### What to do
Extract all lines that hold "with" from the records below.

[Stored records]
----------
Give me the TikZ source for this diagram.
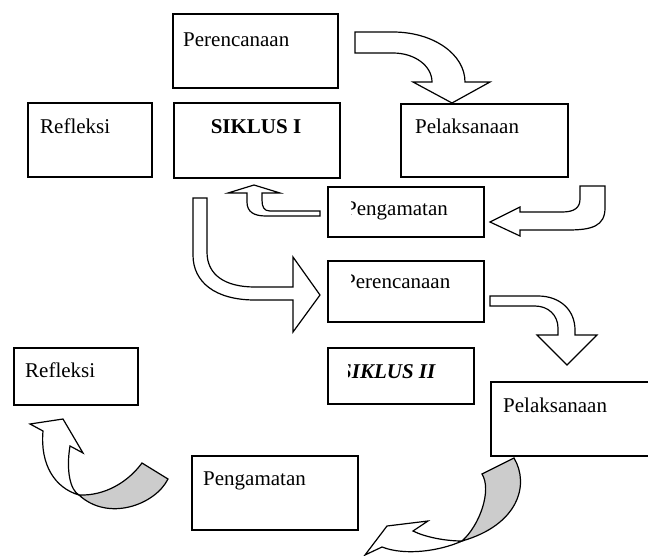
\documentclass[tikz,border=0pt]{standalone}
\usepackage{fontspec}
\setmainfont{Liberation Serif}

\begin{document}
\begin{tikzpicture}[x=1pt,y=-1pt,
  box/.style={draw, line width=1.5pt, anchor=north west, inner sep=0pt},
  txt/.style={anchor=base west, inner sep=0pt, font=\fontsize{21}{24}\selectfont},
  blockarrow/.style={draw, fill=white, line width=1.2pt, line join=miter},
  backside/.style={draw, fill=gray!40, line width=1.2pt}]
\useasboundingbox (0,0) rectangle (648,555);
% Siklus I boxes
\node[box, minimum width=165pt, minimum height=74pt] (plan1) at (172,13) {};
\node[box, minimum width=124pt, minimum height=74pt] (refl1) at (27,102) {};
\node[box, minimum width=166pt, minimum height=75pt] (siklus1) at (173,102) {};
\node[box, minimum width=167pt, minimum height=73pt] (pelak1) at (400,103) {};
\node[box, minimum width=156pt, minimum height=50pt] (amat1) at (327,186) {};
% Siklus II boxes
\node[box, minimum width=156pt, minimum height=61pt] (plan2) at (327,260) {};
\node[box, minimum width=146pt, minimum height=56pt] (siklus2) at (327,347) {};
\node[box, minimum width=170pt, minimum height=74pt] (pelak2) at (490,381) {};
\node[box, minimum width=124pt, minimum height=57pt] (refl2) at (13,347) {};
\node[box, minimum width=166pt, minimum height=74pt] (amat2) at (191,455) {};
% Labels
\node[txt] (tplan1) at (183,46) {Perencanaan};
\node[txt] (trefl1) at (40,133) {Refleksi};
\node[txt, anchor=base, font=\fontsize{21}{24}\selectfont\bfseries] (tsiklus1) at (256,133) {SIKLUS I};
\node[txt] (tpelak1) at (415,133) {Pelaksanaan};
\begin{scope}
  \clip (351,180) rectangle (483,330);
  \node[txt] (tamat1) at (345,215) {Pengamatan};
  \node[txt] (tplan2) at (344,288) {Perencanaan};
\end{scope}
\begin{scope}
  \clip (348,347) rectangle (473,403);
  \node[txt, font=\fontsize{21}{24}\selectfont\bfseries\itshape] (tsiklus2) at (340,378) {SIKLUS II};
\end{scope}
\node[txt] (tpelak2) at (503,412) {Pelaksanaan};
\node[txt] (trefl2) at (25,377) {Refleksi};
\node[txt] (tamat2) at (203,485) {Pengamatan};
% Block arrows, cycle I
\draw[blockarrow] (355,32) -- (393,32) .. controls (433,32) and (465,54) .. (465,82) -- (490,82) -- (452,103) -- (413,82) -- (432,82) .. controls (432,66) and (415,53) .. (393,53) -- (355,53) -- cycle;
\draw[blockarrow] (580,186) -- (605,186) -- (605,208) .. controls (605,226) and (592,230) .. (568,230) -- (520,230) -- (520,236) -- (490,222) -- (520,207) -- (520,212) -- (562,212) .. controls (574,212) and (580,208) .. (580,199) -- cycle;
\draw[blockarrow] (320,211) -- (270,211) .. controls (264,211) and (262,207) .. (262,200) -- (262,193) -- (280,193) -- (254,185) -- (228,193) -- (247,193) -- (247,202) .. controls (247,212) and (254,216) .. (266,216) -- (320,216) -- cycle;
% From cycle I to cycle II
\draw[blockarrow] (193,198) -- (207,198) -- (207,252) .. controls (207,275) and (225,287) .. (255,287) -- (293,287) -- (293,257) -- (320,295) -- (293,332) -- (293,300) -- (255,300) .. controls (215,300) and (193,282) .. (193,255) -- cycle;
% Block arrows, cycle II
\draw[blockarrow] (490,296) -- (538,296) .. controls (560,296) and (575,310) .. (575,330) -- (575,335) -- (597,335) -- (567,365) -- (537,335) -- (558,335) -- (558,328) .. controls (558,315) and (548,306) .. (535,306) -- (490,306) -- cycle;
% Curved arrows with shaded back side
\draw[backside] (482,474) -- (514,458) .. controls (530,485) and (518,525) .. (462,541) .. controls (480,525) and (492,490) .. (482,474) -- cycle;
\draw[blockarrow] (462,541) .. controls (440,551) and (405,556) .. (382,547) -- (365,555) -- (387,526) -- (428,521) -- (413,531) .. controls (425,537) and (445,541) .. (462,541) -- cycle;
\draw[backside] (79,495) .. controls (105,496) and (128,482) .. (142,463) -- (168,479) .. controls (155,505) and (108,522) .. (79,495) -- cycle;
\draw[blockarrow] (79,495) .. controls (55,488) and (40,465) .. (43,431) -- (30,424) -- (63,419) -- (83,453) -- (70,446) .. controls (66,470) and (70,490) .. (79,495) -- cycle;
\end{tikzpicture}
\end{document}
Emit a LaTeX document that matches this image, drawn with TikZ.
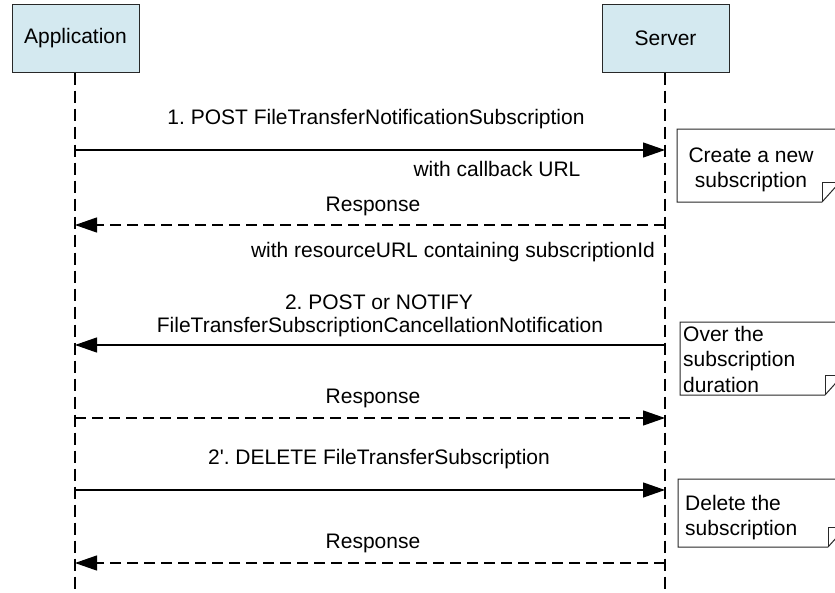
\documentclass[tikz,border=0pt]{standalone}
\usepackage{fontspec}
\setmainfont{Liberation Sans}
\newfontfamily\rawfont{Liberation Sans}
\usetikzlibrary{arrows.meta}
\frenchspacing
\definecolor{boxfill}{RGB}{212,233,240}
\definecolor{boxline}{RGB}{40,40,40}
\tikzset{
  actor/.style={draw=boxline, line width=1pt, fill=boxfill, minimum width=127pt, minimum height=68pt, font=\fontsize{21}{25}\selectfont, inner sep=0pt},
  lifeline/.style={line width=1.5pt, dash pattern=on 12pt off 6pt},
  msg/.style={line width=1.2pt, -{Triangle[length=22pt,width=15pt]}},
  reply/.style={msg, dash pattern=on 11pt off 6pt},
  lbl/.style={font=\fontsize{21}{25}\selectfont, inner sep=0pt},
  notetxt/.style={font=\fontsize{21}{25.5}\selectfont, inner sep=0pt, align=left},
  notebox/.style={draw=boxline, line width=1pt, fill=white}
}
\newcommand{\notefold}[4]{% left, top, bottom, right
  \draw[notebox] (#1,#2) -- (#4,#2) -- (#4,#3-20) -- (#4-18,#3) -- (#1,#3) -- cycle;
  \draw[boxline, line width=1pt] (#4-18,#3) -- (#4-18,#3-20) -- (#4,#3-20);
}
\begin{document}
\begin{tikzpicture}[x=1pt,y=-1pt]
\useasboundingbox (0,0) rectangle (835,592);
\clip (0,0) rectangle (835,592);
% actors
\node[actor] (app) at (75.5,38) {Application};
\node[actor] (srv) at (665.5,38) {Server};
\coordinate (append) at (75,595);
\coordinate (srvend) at (665,595);
\draw[lifeline] (app.south -| 75,0) -- (append);
\draw[lifeline] (srv.south -| 665,0) -- (srvend);
% message anchor coordinates
\foreach \n/\y in {1/150,2/225,3/345,4/418,5/490,6/563}{
  \coordinate (a\n) at (75,\y);
  \coordinate (s\n) at (665,\y);
}
% messages
\draw[msg] (a1) -- (s1);
\node[lbl] (m1) at (376,119) {1. POST FileTransferNotificationSubscription};
\node[lbl] (m1b) at (497,169) {with callback URL};
\draw[reply] (s2) -- (a2);
\node[lbl] (r1) at (373,206) {Response};
\node[lbl] (r1b) at (453,252) {with resourceURL containing subscriptionId};
\draw[msg] (s3) -- (a3);
\node[lbl] (m2) at (379,302) {2. POST or NOTIFY};
\node[lbl] (m2b) at (380,327) {FileTransferSubscriptionCancellationNotification};
\draw[reply] (a4) -- (s4);
\node[lbl] (r2) at (373,398) {Response};
\draw[msg] (a5) -- (s5);
\node[lbl] (m3) at (379,459) {2{\rawfont'}. DELETE FileTransferSubscription};
\draw[reply] (s6) -- (a6);
\node[lbl] (r3) at (373,543) {Response};
% notes
\notefold{677}{129}{202}{840}
\node[notetxt, align=center] (n1) at (751,170) {Create a new\\subscription};
\notefold{680}{322}{395}{843}
\node[notetxt, anchor=north west] (n2) at (683,326) {Over the\\subscription\\duration};
\notefold{678}{479}{547}{846}
\node[notetxt, anchor=north west] (n3) at (685,495) {Delete the\\subscription};
\end{tikzpicture}
\end{document}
----------
### Exercise output
% Curved arrows with shaded back side
Emit a LaTeX document that matches this image, drawn with TikZ.
\node[lbl] (m1b) at (497,169) {with callback URL};
\node[lbl] (r1b) at (453,252) {with resourceURL containing subscriptionId};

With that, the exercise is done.